I spent a whole part of a year studying the merits of individual languages before deciding on Python. It was mainly due to the openness of the language. I was able to explore how the standard library worked, and after a couple days I was shocked to realize that the developers of Python used nothing more than what you have in front of you to make exactly what is in front of you.
I believe it's this sort of thinking that will carry you further in the pursuit of understanding how a computer interprets higher-level instructions. The argument that C is a "low level" language has no bearing in the study of assembly, or better yet, hardware design and general logic.
This is my warning; do not start with computer programming to understand computer programming. First, take a class in relational database design. If you can't handle the "coding" in that area, look for another course of study. SQL demonstrates the key components that are universal to interacting with any aspect of a computer (troubleshooting, debugging, looking up commands, etc.). Plus, you'll start to learn another important concept: how to design a better system and therefore, save yourself work in the future. Computer programming, unfortunately, is akin to athletics in the 21st century. Most new students want to learn to play basketball to slam dunk (or hack some banking software), instead of learning the basics. Design an information system, and see the similarities between the languages, not the differences.

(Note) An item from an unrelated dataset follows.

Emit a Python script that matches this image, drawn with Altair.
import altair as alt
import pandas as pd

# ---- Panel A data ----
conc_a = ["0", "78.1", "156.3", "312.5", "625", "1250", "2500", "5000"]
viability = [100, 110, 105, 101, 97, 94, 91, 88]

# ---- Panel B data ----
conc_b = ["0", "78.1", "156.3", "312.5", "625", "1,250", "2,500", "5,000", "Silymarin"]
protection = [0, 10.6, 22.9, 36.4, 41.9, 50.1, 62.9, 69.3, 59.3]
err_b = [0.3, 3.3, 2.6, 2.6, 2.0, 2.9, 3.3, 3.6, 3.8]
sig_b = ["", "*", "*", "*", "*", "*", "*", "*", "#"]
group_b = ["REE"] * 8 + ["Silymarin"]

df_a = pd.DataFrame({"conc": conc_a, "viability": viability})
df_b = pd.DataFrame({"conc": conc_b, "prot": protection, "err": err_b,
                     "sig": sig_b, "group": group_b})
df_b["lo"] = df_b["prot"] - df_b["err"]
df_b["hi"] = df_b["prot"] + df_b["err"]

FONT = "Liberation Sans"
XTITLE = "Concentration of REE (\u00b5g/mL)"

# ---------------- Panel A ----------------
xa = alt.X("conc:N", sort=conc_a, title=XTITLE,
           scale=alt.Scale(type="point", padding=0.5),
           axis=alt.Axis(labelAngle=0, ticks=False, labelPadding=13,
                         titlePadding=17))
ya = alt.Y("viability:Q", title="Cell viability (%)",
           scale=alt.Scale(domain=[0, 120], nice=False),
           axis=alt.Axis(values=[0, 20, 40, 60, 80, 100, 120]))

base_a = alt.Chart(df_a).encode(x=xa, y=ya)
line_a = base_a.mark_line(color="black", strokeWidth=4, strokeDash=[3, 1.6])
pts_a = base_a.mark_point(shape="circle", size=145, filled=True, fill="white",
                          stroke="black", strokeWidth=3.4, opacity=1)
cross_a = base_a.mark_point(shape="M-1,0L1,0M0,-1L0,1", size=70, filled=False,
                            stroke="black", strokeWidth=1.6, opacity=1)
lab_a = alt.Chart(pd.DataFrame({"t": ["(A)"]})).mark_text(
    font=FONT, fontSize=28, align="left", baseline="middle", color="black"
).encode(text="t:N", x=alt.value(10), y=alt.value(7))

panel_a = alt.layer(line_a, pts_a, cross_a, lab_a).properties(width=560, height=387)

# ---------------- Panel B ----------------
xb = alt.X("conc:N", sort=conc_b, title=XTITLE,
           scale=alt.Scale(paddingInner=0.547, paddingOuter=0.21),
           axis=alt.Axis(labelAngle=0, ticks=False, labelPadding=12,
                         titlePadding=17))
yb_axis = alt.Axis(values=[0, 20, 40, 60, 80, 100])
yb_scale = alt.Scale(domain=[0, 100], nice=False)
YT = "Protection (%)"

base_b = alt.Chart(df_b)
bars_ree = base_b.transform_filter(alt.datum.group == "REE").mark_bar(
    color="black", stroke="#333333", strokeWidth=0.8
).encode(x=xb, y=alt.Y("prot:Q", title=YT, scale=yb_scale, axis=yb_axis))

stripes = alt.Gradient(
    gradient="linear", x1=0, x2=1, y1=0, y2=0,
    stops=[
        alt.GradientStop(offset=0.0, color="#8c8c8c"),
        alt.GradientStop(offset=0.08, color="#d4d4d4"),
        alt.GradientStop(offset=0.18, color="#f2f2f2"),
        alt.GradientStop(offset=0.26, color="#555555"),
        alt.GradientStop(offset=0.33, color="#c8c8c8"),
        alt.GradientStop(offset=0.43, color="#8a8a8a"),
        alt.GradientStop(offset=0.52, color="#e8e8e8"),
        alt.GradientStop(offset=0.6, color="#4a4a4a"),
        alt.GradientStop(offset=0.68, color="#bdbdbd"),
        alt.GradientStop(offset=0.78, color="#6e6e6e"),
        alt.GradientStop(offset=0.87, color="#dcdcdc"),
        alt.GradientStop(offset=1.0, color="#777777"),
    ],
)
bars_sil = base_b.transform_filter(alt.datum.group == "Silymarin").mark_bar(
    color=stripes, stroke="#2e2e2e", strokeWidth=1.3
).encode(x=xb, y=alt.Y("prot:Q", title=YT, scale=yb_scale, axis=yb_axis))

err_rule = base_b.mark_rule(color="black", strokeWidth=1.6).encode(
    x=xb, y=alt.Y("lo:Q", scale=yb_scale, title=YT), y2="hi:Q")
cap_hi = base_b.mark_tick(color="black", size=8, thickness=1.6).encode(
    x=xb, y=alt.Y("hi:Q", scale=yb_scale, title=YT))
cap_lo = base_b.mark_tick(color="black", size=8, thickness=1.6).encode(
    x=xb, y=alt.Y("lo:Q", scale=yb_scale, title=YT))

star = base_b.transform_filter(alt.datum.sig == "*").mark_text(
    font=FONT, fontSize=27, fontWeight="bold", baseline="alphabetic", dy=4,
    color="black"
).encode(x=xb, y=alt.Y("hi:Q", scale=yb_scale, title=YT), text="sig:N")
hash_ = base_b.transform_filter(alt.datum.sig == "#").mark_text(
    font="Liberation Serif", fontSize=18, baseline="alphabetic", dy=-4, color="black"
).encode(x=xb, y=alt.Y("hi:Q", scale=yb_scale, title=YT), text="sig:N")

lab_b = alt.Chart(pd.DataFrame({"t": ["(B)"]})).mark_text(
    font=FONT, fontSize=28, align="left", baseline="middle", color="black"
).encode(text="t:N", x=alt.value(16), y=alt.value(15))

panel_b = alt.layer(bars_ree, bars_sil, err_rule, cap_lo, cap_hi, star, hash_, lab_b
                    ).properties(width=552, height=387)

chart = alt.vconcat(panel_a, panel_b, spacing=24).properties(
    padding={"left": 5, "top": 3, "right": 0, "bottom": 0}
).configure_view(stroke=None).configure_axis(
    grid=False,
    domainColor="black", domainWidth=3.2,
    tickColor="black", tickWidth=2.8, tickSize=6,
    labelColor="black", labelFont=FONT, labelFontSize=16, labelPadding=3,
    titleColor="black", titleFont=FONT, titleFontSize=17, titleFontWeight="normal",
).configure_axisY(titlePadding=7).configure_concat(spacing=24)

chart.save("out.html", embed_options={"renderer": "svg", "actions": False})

Again, learn the basics. Get into HTML. Make a webpage. If you can, pick up HTML5.
Finally, once you've read enough error messages to make yourself sick, pick up a brief exercise or two in PL/SQL, something so low level and ancient that it'll make you want to quit learning. And then remember...people use this stuff everyday. Cursors work extremely fast. They are also a humongous pain to manage. If you've survived, you'll understand why MIT is moving their students away from these types of languages. If you think cursors and explicit code blocks are verbose, wait until you get to manual data-type changes, managing pointers in the correct order (and in proper fashion), while also learning the core practices that are meant to make you a better programmer.
Hopefully, you'll begin to understand that, although slow to execute, Python stays out of your way. It lets you explore the computer, not make it happy. Someday, you'll find some sense of joy in preparing a computer for the instructions that you're about to type, because you know them well. Later, you'll feel the agony of modifying every last one of those lines when your boss wants to change something "little" in the functionality.

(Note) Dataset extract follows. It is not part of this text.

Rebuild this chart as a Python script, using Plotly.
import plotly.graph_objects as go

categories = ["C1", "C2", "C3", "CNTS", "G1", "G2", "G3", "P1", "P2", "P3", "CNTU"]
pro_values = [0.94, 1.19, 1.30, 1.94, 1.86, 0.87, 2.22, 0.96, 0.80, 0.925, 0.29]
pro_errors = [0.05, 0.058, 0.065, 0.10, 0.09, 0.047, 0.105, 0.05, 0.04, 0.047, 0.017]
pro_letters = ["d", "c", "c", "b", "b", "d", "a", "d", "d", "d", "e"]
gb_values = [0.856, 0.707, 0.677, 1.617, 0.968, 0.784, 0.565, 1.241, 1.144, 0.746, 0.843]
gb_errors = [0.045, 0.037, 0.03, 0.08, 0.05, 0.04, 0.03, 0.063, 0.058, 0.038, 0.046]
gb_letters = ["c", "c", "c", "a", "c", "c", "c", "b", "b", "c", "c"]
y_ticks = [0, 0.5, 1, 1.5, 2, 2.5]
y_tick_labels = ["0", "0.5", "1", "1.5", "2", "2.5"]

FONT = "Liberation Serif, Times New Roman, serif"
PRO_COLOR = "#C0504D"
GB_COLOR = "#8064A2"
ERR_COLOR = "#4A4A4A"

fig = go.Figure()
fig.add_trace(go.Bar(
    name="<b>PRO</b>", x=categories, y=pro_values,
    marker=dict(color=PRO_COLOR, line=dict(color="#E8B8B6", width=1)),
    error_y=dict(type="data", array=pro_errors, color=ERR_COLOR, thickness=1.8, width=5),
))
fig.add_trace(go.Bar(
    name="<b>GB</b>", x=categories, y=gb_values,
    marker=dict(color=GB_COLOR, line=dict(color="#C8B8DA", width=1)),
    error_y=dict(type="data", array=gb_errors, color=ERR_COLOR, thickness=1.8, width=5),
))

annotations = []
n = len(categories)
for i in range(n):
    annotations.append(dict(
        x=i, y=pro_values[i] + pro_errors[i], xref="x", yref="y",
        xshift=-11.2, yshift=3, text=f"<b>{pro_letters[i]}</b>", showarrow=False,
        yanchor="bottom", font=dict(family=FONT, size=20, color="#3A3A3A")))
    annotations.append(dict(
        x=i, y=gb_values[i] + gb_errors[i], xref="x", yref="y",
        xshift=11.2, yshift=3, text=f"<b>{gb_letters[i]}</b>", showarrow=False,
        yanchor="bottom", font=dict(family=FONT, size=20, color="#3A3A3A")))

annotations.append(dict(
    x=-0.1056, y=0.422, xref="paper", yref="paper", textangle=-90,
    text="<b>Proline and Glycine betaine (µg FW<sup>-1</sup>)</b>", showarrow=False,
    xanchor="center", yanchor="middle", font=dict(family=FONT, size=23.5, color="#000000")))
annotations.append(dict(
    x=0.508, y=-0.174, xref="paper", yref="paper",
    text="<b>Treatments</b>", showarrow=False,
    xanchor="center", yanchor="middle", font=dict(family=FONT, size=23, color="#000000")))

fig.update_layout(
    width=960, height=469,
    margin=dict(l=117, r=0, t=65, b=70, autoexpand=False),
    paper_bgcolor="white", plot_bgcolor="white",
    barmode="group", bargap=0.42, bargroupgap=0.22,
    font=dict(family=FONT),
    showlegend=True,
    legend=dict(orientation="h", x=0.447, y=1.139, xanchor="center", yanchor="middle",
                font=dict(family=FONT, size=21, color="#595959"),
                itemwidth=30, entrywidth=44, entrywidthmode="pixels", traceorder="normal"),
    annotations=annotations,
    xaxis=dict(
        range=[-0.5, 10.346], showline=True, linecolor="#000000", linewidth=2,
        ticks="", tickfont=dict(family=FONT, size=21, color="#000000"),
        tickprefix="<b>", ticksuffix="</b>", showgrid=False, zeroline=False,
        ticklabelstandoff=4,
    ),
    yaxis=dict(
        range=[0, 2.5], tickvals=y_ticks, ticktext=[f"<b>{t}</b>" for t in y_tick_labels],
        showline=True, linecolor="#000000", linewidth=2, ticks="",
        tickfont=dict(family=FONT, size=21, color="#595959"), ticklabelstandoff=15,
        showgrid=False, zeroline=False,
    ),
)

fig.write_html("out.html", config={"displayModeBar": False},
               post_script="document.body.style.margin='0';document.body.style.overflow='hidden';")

With the gains we're experiencing in hardware, half of what you'll do is just throwaway nonsense anyhow, preparing yourself to write that one, good thing that will work well and do exactly what you've told it to. Don't expect to get there without a lot of hard work.
That said, here are the survival tools of the computer programmer.

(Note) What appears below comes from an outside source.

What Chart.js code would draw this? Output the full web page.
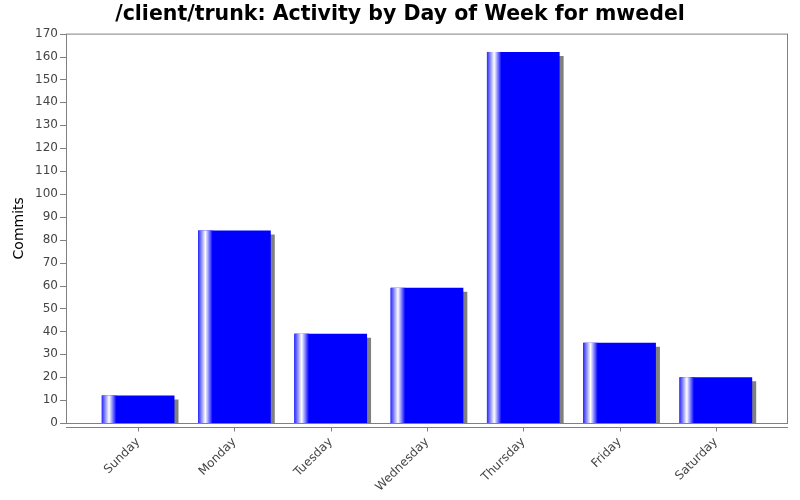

http://www.codinghor...he-revenge.html
*this is a blog posting about the book "Code Complete 2". Get it. It has a comparison of many common languages, and breaks you gently to the fact that you're going to need C++ or Java in the real world. At least.
http://stackoverflow.com/about
*visit here often. These people will not tolerate questions such as "which programming language is best?". Come with your language declared, and some code examples. Thank you.
http://catb.org/jargon/html/index.html
*start here if you are overwhelmed. This introduces you to the hacker community, and more importantly, what a hacker is and isn't. Very entertaining.
http://catb.org/jargon/jargoogle.html
*terms from the hacker dictionary. Most are educational, and also...most are hilarious. If you can't learn with humor, I suggest you stop learning computer science right away.
http://docs.python.o...rary/index.html
*use the quick search. If you don't know how to state your problems computer-progmatically, you don't have a problem yet. This will show you how to talk to one once you do figure it out.
http://docs.python.o...rial/index.html
*hopefully this will make sense to you eventually. This is for understanding some of the slicker aspects of the language. It helps to type out the examples at least 3 - 5 times.
http://curiousreef.c...0-introduction/
*MIT is the gold standard. They keep it open, and difficult. Go check out the required reading. I have!
http://ocw.mit.edu/c...08/assignments/
*When you get all of these done, you'll very likely be the best computer programmer around. But not on the web! You'll still know very little, so keep learning!
*All of this should take you about 3-5 years, working on it about 8 hours a week. When you're done, you'll learn new languages in about 1 - 2 working 20 hours a week (you'll have a job by then).